Tomasi v. Kelley

137 A. 196 | Vt. | 1927

Lead Opinion

The plaintiff is the defendant in a suit brought to the Rutland county court by this defendant in which the latter sought to recover in action of general assumpsit for rent of certain premises in Fair Haven, occupied by said Tomasi. The suit at law was restrained in the *320 suit at bar on the ground that this plaintiff has rights in said premises which can be secured only in a court of equity. The plaintiff claims that the defendant is bound by the terms of a certain lease to the plaintiff because the plaintiff was in possession of a part of the premises at the time the defendant took his deed.

On the facts found by the chancellor, decree was rendered for the plaintiff, and the case is in the Supreme Court on defendant's appeal.






Addendum

In May, 1923, Augusto Duri, then the owner of the so-called "Root Block" in the village of Fair Haven, by an instrument in writing, signed by him as the party of the first part, and by the plaintiff, John C. Tomasi, as party of the second part, leased to the latter the "southerly half" of said block, for and during the term of five years from August 1, 1923, to July 31, 1928, the specified rental of the premises to be paid by the lessee to the lessor being $67.00 per month, to be paid monthly. The lease contains also, covenants for a renewal lease of said premises, at the option of the lessee, for the further term of five years, to be given by the lessor, his heirs or assigns, at the same yearly rental, etc. The lease was executed in duplicate with all the formalities required by law, except that it contained but one witness to its execution by the lessor, and but one, to its execution by the lessee.

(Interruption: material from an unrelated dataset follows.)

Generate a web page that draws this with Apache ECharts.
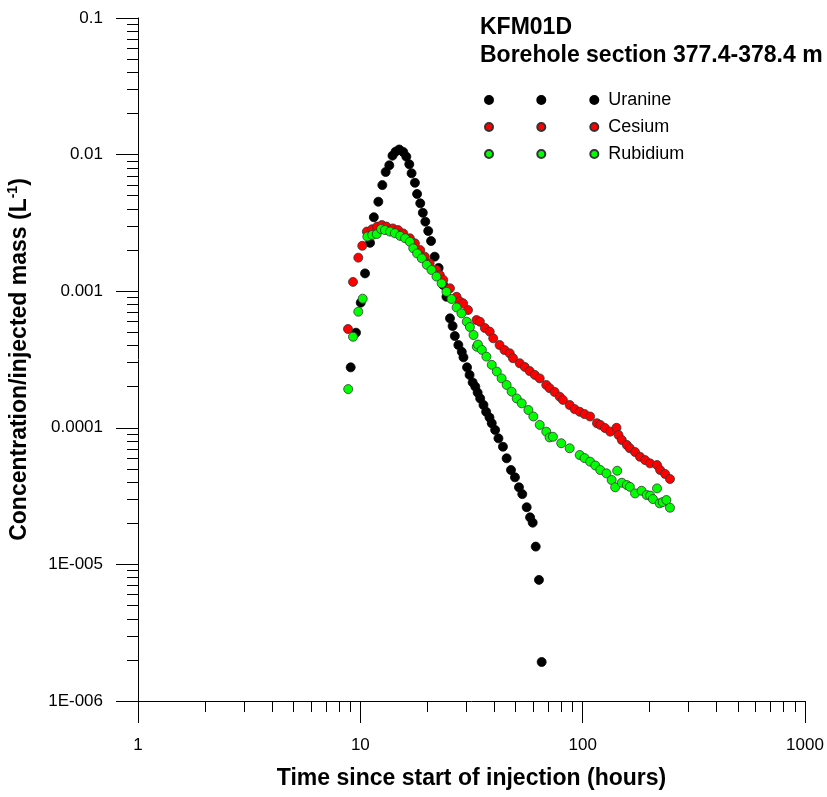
<!DOCTYPE html>
<html>
<head>
<meta charset="utf-8">
<script src="https://cdn.jsdelivr.net/npm/echarts@6/dist/echarts.min.js"></script>
<style>
html, body { margin: 0; padding: 0; background: #fff; }
#main { width: 827px; height: 797px; }
</style>
</head>
<body>
<div id="main"></div>
<script>
// time (hours), concentration/injected mass (1/L)
var uranine = [
    [9.05, 0.000277], [9.56, 0.000497], [10.04, 0.000824], [10.5, 0.00135], [11.06, 0.00226],
    [11.5, 0.00348], [12.05, 0.00452], [12.56, 0.00598], [13.0, 0.00746], [13.5, 0.00835],
    [13.95, 0.00982], [14.4, 0.0105], [14.96, 0.0109], [15.6, 0.01045], [16.1, 0.00966],
    [16.6, 0.0085], [17.0, 0.0073], [17.6, 0.00622], [18.0, 0.00515], [18.6, 0.0044],
    [19.1, 0.00375], [19.6, 0.00323], [20.2, 0.00276], [20.8, 0.00233], [21.6, 0.00179],
    [22.5, 0.00148], [23.6, 0.00111], [24.4, 0.00091], [25.3, 0.000633], [26.0, 0.000556],
    [26.6, 0.00047], [27.6, 0.000404], [28.6, 0.00036], [29.1, 0.000328], [30.2, 0.000277],
    [31.0, 0.000244], [32.0, 0.000215], [32.9, 0.0002], [33.7, 0.000181], [34.6, 0.000164],
    [35.8, 0.000147], [36.8, 0.000131], [38.1, 0.000119], [39.0, 0.000108], [40.4, 9.64e-5],
    [41.8, 8.37e-5], [43.8, 7.27e-5], [45.5, 5.98e-5], [47.6, 4.91e-5], [49.6, 4.34e-5],
    [51.7, 3.67e-5], [53.5, 3.27e-5], [56.0, 2.62e-5], [58.0, 2.21e-5], [59.6, 2.02e-5],
    [61.5, 1.35e-5], [63.6, 7.7e-6], [65.4, 1.93e-6]
];
var cesium = [
    [8.80, 0.000529], [9.27, 0.00117], [9.79, 0.00176], [10.2, 0.00215], [10.7, 0.00273],
    [11.3, 0.00284], [11.9, 0.00297], [12.5, 0.00305], [13.1, 0.00297], [14.0, 0.00288],
    [14.8, 0.0028], [15.6, 0.00265], [16.7, 0.00244], [17.6, 0.00224], [18.6, 0.002],
    [19.5, 0.00179], [20.5, 0.0016], [22.0, 0.00143], [22.8, 0.00131], [23.6, 0.00121],
    [25.3, 0.00105], [27.1, 0.00091], [28.0, 0.00084], [29.0, 0.000815], [30.5, 0.000728],
    [33.3, 0.000615], [34.5, 0.000598], [36.3, 0.000538], [38.2, 0.000506], [39.6, 0.000452],
    [42.3, 0.000404], [44.5, 0.000371], [47.0, 0.000351], [48.6, 0.000323], [52.1, 0.000297],
    [54.9, 0.000279], [57.8, 0.00026], [60.9, 0.000244], [64.1, 0.00023], [68.6, 0.000206],
    [71.0, 0.000195], [74.8, 0.000183], [78.8, 0.000169], [81.5, 0.00016], [87.4, 0.000147],
    [92.0, 0.000137], [97.0, 0.000131], [102, 0.000126], [108, 0.000121], [116, 0.000108],
    [120, 0.000105], [126, 9.97e-5], [133, 9.37e-5], [142, 0.0001], [145, 8.86e-5],
    [150, 8.14e-5], [158, 7.49e-5], [163, 7.08e-5], [172, 6.65e-5], [181, 6.14e-5],
    [191, 5.8e-5], [201, 5.49e-5], [216, 5.34e-5], [223, 4.91e-5], [235, 4.59e-5],
    [247, 4.22e-5]
];
var rubidium = [
    [8.82, 0.000192], [9.27, 0.000464], [9.79, 0.000708], [10.25, 0.000881], [10.75, 0.00251],
    [11.3, 0.00258], [11.85, 0.00262], [12.4, 0.00285], [12.9, 0.0028], [13.6, 0.00273],
    [14.3, 0.00266], [15.1, 0.00254], [15.9, 0.00244], [16.7, 0.0023], [17.3, 0.00206],
    [18.0, 0.00189], [18.9, 0.00174], [19.9, 0.00156], [20.9, 0.00143], [22.0, 0.00128],
    [23.2, 0.00114], [24.4, 0.00099], [25.7, 0.000877], [27.1, 0.00076], [28.5, 0.000689],
    [30.1, 0.000598], [31.1, 0.000547], [32.3, 0.000478], [33.4, 0.000392], [33.8, 0.000407],
    [35.2, 0.000372], [36.9, 0.000332], [39.0, 0.000289], [41.1, 0.000258], [43.2, 0.00023],
    [45.5, 0.000206], [47.9, 0.000184], [50.5, 0.000164], [53.2, 0.000151], [57.0, 0.000135],
    [60.0, 0.000121], [64.1, 0.000105], [68.6, 9.37e-5], [71.0, 8.5e-5], [73.5, 8.6e-5],
    [80.1, 7.71e-5], [87.4, 7.08e-5], [97.0, 6.32e-5], [102, 6.0e-5], [108, 5.65e-5],
    [114, 5.3e-5], [120, 4.91e-5], [128, 4.64e-5], [135, 4.15e-5], [140, 3.67e-5],
    [143, 4.85e-5], [150, 3.96e-5], [158, 3.81e-5], [163, 3.7e-5], [172, 3.31e-5],
    [184, 3.46e-5], [194, 3.22e-5], [201, 3.19e-5], [207, 3.01e-5], [216, 3.6e-5],
    [222, 2.8e-5], [229, 2.86e-5], [238, 2.96e-5], [247, 2.6e-5]
];

var seriesNames = ['Uranine', 'Cesium', 'Rubidium'];
var seriesColors = ['#000000', '#ff0000', '#00ff00'];

var xTickLabels = ['1', '10', '100', '1000'];
var yTickLabels = ['1E-006', '1E-005', '0.0001', '0.001', '0.01', '0.1'];

// minor ticks 2..9 within each decade
var xMinor = [];
for (var d = 0; d < 3; d++) {
    for (var k = 2; k <= 9; k++) xMinor.push(d + Math.log10(k));
}
var yMinor = [];
for (var e = -6; e < -1; e++) {
    for (var m = 2; m <= 9; m++) yMinor.push(e + Math.log10(m));
}

var font = "'Liberation Sans', Arial, sans-serif";

var chartDom = document.getElementById('main');
var myChart = echarts.init(chartDom, null, { renderer: 'canvas' });

// three dots in a row for each legend entry
var legendIcon = 'path://M0,4A4,4,0,1,1,8,4A4,4,0,1,1,0,4Z' +
    'M52.3,4A4,4,0,1,1,60.3,4A4,4,0,1,1,52.3,4Z' +
    'M105.3,4A4,4,0,1,1,113.3,4A4,4,0,1,1,105.3,4Z';

var option = {
    animation: false,
    backgroundColor: '#fff',
    title: {
        text: 'KFM01D\nBorehole section 377.4-378.4 m',
        left: 480,
        top: 14,
        padding: 0,
        textStyle: {
            fontFamily: font,
            fontSize: 23,
            fontWeight: 'bold',
            color: '#000',
            lineHeight: 28
        }
    },
    legend: {
        orient: 'vertical',
        left: 484,
        top: 91,
        padding: 0,
        itemWidth: 113.3,
        itemHeight: 8,
        itemGap: 9,
        icon: legendIcon,
        data: seriesNames,
        textStyle: {
            fontFamily: font,
            fontSize: 18,
            color: '#000',
            padding: [0, 0, 0, 5]
        }
    },
    grid: {
        left: 138,
        right: 22,
        top: 18,
        bottom: 96,
        containLabel: false,
        outerBoundsMode: 'none'
    },
    xAxis: [
        {
            type: 'log',
            logBase: 10,
            min: 1,
            max: 1000,
            name: 'Time since start of injection (hours)',
            nameLocation: 'middle',
            nameGap: 66,
            nameTextStyle: { fontFamily: font, fontSize: 23, fontWeight: 'bold', color: '#000' },
            axisLine: { onZero: false, lineStyle: { color: '#000', width: 1 } },
            axisTick: { length: 22, lineStyle: { color: '#000' } },
            axisLabel: {
                margin: 36,
                fontFamily: font,
                fontSize: 17,
                color: '#000',
                formatter: function (v) {
                    return xTickLabels[Math.round(Math.log10(v))];
                }
            },
            splitLine: { show: false }
        },
        {
            type: 'value',
            min: 0,
            max: 3,
            position: 'bottom',
            axisLine: { show: false, onZero: false },
            axisTick: { show: true, length: 11, customValues: xMinor, lineStyle: { color: '#000' } },
            axisLabel: { show: false },
            splitLine: { show: false }
        }
    ],
    yAxis: [
        {
            type: 'log',
            logBase: 10,
            min: 1e-6,
            max: 0.1,
            name: 'Concentration/injected mass (L{sup|-1})',
            nameLocation: 'middle',
            nameGap: 105,
            nameTextStyle: {
                fontFamily: font,
                fontSize: 23,
                fontWeight: 'bold',
                color: '#000',
                lineHeight: 27,
                rich: {
                    sup: { fontFamily: font, fontSize: 14, fontWeight: 'bold', color: '#000', verticalAlign: 'top', lineHeight: 27 }
                }
            },
            axisLine: { onZero: false, lineStyle: { color: '#000', width: 1 } },
            axisTick: { length: 22, lineStyle: { color: '#000' } },
            axisLabel: {
                margin: 35,
                fontFamily: font,
                fontSize: 17,
                color: '#000',
                formatter: function (v) {
                    return yTickLabels[Math.round(Math.log10(v)) + 6];
                }
            },
            splitLine: { show: false }
        },
        {
            type: 'value',
            min: -6,
            max: -1,
            position: 'left',
            axisLine: { show: false, onZero: false },
            axisTick: { show: true, length: 11, customValues: yMinor, lineStyle: { color: '#000' } },
            axisLabel: { show: false },
            splitLine: { show: false }
        }
    ],
    series: [uranine, cesium, rubidium].map(function (d, i) {
        return {
            name: seriesNames[i],
            type: 'scatter',
            xAxisIndex: 0,
            yAxisIndex: 0,
            symbol: 'circle',
            symbolSize: 9,
            data: d,
            itemStyle: {
                color: seriesColors[i],
                borderColor: i === 0 ? '#000' : '#333',
                borderWidth: 0.8,
                opacity: 1
            }
        };
    })
};

option && myChart.setOption(option);
</script>
</body>
</html>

It was not recorded in the records of the town of Fair Haven until November 8, 1924.

The block in question consisted of two parts, the southern and northern. The southerly half, covered by this lease, consisted of a store and basement, then and hitherto occupied by the said lessee, as a fruit store and soda fountain; a second floor, then and hitherto occupied by one Wilson as a barber shop; and the third floor then occupied by certain tenants as a club room. Ever since the taking of the aforementioned lease by Tomasi, Wilson has occupied the second floor as a barber shop, and one Minogue has occupied the third floor as a club room, each being a subtenant under Tomasi.

On October 8, 1924, defendant Kelley purchased the whole of said block of Duri, the conveyance thereof being by absolute deed of warranty in which the premises are stated to be "free from every encumbrance"; and the grantor therein engaged "to warrant and defend the same against all lawful claims whatever." This deed was duly recorded on the day of its execution. *321

The defendant Kelley at the time he purchased the premises, and for several years prior thereto, knew that Tomasi had occupied and was occupying the store and basement. His visits to the store would average nearly once a week for a period of two or three years prior to this purchase of the block. He also knew that Wilson occupied the second floor of the south part of the block as a barber shop and he was in the habit of visiting the shop weekly to get his barbering done for a considerable period prior to his purchase of the block. He likewise knew that Minogue was in occupancy of the third floor of the south part of the block. It did not appear that the defendant Kelley knew that either Wilson or Minogue was occupying the premises under a sublease from Tomasi. Kelley made no inquiry prior to or at the time of his purchase of the premises, of either Tomasi, Wilson or Minogue upon what terms and conditions he was occupying the said premises, or part thereof.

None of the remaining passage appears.